══ DATA FOR THIS EXERCISE
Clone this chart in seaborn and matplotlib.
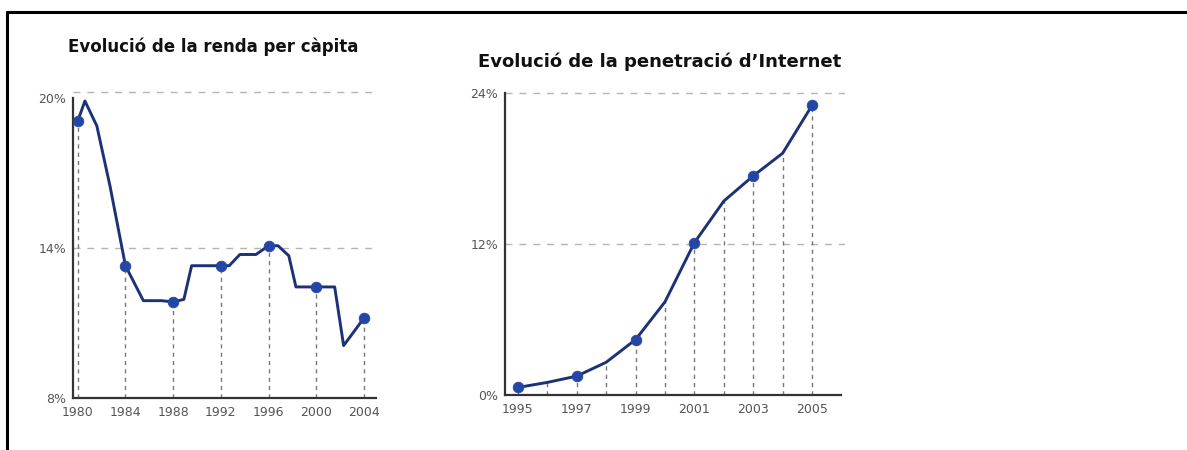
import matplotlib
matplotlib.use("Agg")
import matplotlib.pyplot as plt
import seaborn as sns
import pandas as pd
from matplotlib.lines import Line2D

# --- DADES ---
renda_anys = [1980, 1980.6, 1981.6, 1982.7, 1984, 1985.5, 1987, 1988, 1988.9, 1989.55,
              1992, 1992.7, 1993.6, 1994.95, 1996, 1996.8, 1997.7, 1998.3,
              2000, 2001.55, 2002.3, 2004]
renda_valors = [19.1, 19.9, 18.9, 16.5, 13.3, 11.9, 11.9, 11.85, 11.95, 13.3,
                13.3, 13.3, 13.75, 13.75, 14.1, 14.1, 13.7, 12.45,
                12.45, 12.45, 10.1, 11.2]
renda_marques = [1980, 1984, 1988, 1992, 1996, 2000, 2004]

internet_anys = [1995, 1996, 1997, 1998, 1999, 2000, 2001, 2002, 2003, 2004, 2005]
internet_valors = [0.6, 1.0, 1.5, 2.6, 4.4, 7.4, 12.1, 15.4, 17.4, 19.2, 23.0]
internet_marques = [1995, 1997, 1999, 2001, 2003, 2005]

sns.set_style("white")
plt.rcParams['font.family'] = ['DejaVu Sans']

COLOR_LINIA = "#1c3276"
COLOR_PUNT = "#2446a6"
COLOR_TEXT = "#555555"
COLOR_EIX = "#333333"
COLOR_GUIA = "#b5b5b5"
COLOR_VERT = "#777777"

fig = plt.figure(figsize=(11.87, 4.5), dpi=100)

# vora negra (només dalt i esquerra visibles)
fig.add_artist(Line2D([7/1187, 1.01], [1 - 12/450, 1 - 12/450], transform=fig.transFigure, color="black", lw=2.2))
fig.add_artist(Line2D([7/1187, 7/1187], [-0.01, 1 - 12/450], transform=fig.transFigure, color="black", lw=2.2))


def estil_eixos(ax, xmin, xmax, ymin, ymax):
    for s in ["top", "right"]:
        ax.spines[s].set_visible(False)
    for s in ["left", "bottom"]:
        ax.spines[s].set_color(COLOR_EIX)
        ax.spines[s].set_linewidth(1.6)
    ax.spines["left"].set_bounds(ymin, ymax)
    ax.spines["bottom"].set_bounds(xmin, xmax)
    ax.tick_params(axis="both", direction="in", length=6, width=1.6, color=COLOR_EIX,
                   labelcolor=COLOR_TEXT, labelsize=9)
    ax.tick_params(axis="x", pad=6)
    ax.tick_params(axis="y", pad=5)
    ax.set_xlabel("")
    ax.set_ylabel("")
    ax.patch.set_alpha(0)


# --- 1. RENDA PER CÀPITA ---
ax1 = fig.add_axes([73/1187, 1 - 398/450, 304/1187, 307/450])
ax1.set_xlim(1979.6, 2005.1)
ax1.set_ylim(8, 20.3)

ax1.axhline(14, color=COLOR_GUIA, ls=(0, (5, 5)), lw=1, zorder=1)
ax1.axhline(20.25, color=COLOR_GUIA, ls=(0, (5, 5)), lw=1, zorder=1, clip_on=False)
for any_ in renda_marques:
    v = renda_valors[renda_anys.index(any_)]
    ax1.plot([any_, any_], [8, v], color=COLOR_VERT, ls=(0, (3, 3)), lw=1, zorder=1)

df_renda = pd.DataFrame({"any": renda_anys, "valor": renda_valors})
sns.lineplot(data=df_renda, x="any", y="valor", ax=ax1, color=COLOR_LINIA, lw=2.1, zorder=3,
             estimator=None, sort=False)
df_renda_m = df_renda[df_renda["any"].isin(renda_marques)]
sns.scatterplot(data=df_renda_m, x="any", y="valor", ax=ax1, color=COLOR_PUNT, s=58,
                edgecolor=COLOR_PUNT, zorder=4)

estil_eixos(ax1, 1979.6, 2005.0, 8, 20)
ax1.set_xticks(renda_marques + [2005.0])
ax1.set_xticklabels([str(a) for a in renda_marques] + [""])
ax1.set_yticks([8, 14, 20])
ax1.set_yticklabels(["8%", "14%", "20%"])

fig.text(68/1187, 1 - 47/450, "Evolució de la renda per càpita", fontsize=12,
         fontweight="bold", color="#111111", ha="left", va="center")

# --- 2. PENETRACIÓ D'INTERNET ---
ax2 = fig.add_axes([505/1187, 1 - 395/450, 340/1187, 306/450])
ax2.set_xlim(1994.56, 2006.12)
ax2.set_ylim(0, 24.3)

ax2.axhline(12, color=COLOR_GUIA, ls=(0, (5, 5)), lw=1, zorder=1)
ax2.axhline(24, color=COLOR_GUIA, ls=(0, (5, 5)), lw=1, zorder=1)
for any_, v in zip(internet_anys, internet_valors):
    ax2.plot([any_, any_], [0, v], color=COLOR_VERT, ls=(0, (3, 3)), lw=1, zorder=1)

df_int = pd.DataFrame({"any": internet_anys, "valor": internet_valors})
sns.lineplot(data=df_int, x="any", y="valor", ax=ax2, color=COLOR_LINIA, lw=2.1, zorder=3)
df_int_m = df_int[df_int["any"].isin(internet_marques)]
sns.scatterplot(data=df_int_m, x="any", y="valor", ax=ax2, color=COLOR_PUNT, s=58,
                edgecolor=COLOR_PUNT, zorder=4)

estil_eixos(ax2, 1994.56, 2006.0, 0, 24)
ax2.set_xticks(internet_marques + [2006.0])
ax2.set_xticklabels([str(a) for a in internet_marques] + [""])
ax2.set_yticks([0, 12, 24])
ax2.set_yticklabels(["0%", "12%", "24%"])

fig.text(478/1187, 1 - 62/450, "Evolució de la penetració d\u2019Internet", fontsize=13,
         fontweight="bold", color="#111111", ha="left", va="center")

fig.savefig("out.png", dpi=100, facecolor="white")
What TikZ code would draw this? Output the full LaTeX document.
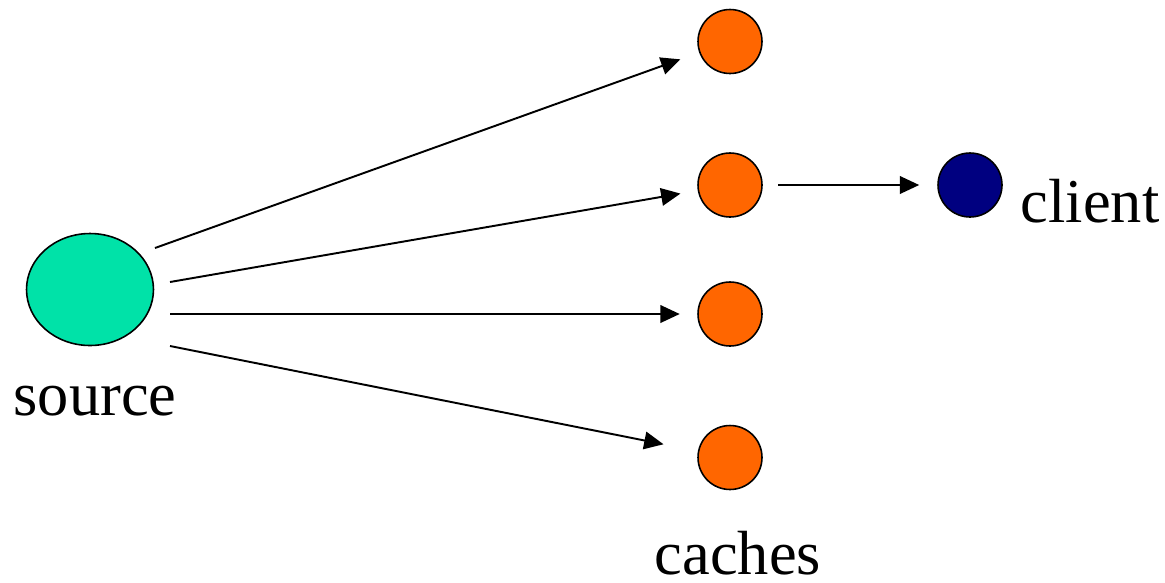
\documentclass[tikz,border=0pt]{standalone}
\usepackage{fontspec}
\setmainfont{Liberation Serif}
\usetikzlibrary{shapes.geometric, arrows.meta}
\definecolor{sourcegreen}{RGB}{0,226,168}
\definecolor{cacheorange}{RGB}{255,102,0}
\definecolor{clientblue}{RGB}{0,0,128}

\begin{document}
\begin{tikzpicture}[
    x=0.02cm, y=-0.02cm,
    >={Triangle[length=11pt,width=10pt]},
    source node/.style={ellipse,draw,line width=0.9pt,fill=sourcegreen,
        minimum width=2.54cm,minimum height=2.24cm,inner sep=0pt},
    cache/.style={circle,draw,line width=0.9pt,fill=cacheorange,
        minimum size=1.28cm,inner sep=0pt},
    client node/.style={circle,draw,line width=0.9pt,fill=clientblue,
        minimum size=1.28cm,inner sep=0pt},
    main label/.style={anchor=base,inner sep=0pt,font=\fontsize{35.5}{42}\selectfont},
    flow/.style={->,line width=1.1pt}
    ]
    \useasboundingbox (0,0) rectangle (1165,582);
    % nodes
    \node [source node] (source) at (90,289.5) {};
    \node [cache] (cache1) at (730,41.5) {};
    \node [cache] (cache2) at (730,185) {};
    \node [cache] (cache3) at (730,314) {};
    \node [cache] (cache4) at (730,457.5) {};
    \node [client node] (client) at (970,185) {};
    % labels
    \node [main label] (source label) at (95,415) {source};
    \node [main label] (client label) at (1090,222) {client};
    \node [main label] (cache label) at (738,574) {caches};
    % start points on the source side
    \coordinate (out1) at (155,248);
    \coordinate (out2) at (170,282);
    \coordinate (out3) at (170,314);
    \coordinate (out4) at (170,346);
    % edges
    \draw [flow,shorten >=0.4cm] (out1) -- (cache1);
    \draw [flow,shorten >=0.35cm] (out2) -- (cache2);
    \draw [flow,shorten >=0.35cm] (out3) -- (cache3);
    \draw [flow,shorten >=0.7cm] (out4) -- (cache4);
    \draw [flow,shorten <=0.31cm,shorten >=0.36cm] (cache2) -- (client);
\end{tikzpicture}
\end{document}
════
■ REQUIRED WORK ■
Copy nothing but the lines from the top of the material through the line holding "renda_marques = [1980, 1984, 1988, 1992, 1996, 2000, 2004]", exactly as written; omit pictures.

■ SOLUTION ■
Clone this chart in seaborn and matplotlib.
import matplotlib
matplotlib.use("Agg")
import matplotlib.pyplot as plt
import seaborn as sns
import pandas as pd
from matplotlib.lines import Line2D

# --- DADES ---
renda_anys = [1980, 1980.6, 1981.6, 1982.7, 1984, 1985.5, 1987, 1988, 1988.9, 1989.55,
              1992, 1992.7, 1993.6, 1994.95, 1996, 1996.8, 1997.7, 1998.3,
              2000, 2001.55, 2002.3, 2004]
renda_valors = [19.1, 19.9, 18.9, 16.5, 13.3, 11.9, 11.9, 11.85, 11.95, 13.3,
                13.3, 13.3, 13.75, 13.75, 14.1, 14.1, 13.7, 12.45,
                12.45, 12.45, 10.1, 11.2]
renda_marques = [1980, 1984, 1988, 1992, 1996, 2000, 2004]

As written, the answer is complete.